Conversion charters — existing public schools authorized to switch to a charter format — and those approved by the local school board could get a portion of local levy dollars. Others could only receive funds from levies that were passed after the school started. Along with accepting private donations, the charter schools would also be eligible for state grants on the same basis as a school district.
Adding more mouths to feed to an already underfunded education system has some people concerned.
“Having sat on a school board and opened many new schools … there are major expenses that need to be undertaken just to get that school open,” said Barbara de Michele, who served on the Issaquah School Board from 1995 to 2003. “That money will be drained from the public school budget.”

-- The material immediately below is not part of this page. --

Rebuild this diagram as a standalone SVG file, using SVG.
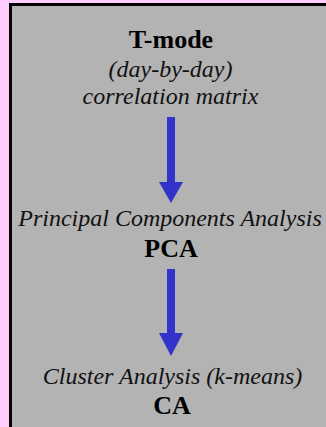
<svg xmlns="http://www.w3.org/2000/svg" width="326" height="427" viewBox="0 0 326 427">
<style>
.b{font-family:"Liberation Serif","Times New Roman",serif;font-weight:bold;font-size:26px;fill:#000;text-anchor:middle}
.i{font-family:"Liberation Serif","Times New Roman",serif;font-style:italic;font-size:24px;fill:#111;text-anchor:middle}
.arr{fill:#3333cc}
</style>
<rect x="0" y="0" width="326" height="427" fill="#ffccff"/>
<g id="panel">
<rect x="10.5" y="4.5" width="330" height="440" fill="#b3b3b3" stroke="#000" stroke-width="3"/>
</g>
<g id="node-tmode">
<text class="b" x="171" y="48">T-mode</text>
<text class="i" x="170.5" y="77">(day-by-day)</text>
<text class="i" x="170.5" y="104">correlation matrix</text>
</g>
<g id="node-pca">
<text class="i" x="170" y="226">Principal Components Analysis</text>
<text class="b" x="171" y="257">PCA</text>
</g>
<g id="node-ca">
<text class="i" x="172.5" y="384">Cluster Analysis (k-means)</text>
<text class="b" x="172" y="414">CA</text>
</g>
<g id="connectors">
<path class="arr" d="M167 117 H175 V182 H183 L171 203 L159 182 H167 Z"/>
<path class="arr" d="M167 269 H175 V333 H183 L171 356 L159 333 H167 Z"/>
</g>
</svg>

But the recent state Supreme Court determination that Washington’s schools are underfunded is also part 1240’s supporters’ argument.
“Charter schools do not solve the need for additional dollars, it’s just allowing for what you do in the school day be different … sometimes it’s about a different curriculum or additional time with math and reading,” Meryweather said. “People think it’s privatization of public education, it’s not. It’s public education with another option for parents and students and teachers.”
Still, others remain on the fence.
“On the one hand, I see nothing wrong with them. I am all for choice,” said Kimberly Montague, an area mother. “On the other hand, there needs to be regulations. So I am up in the air on that one.”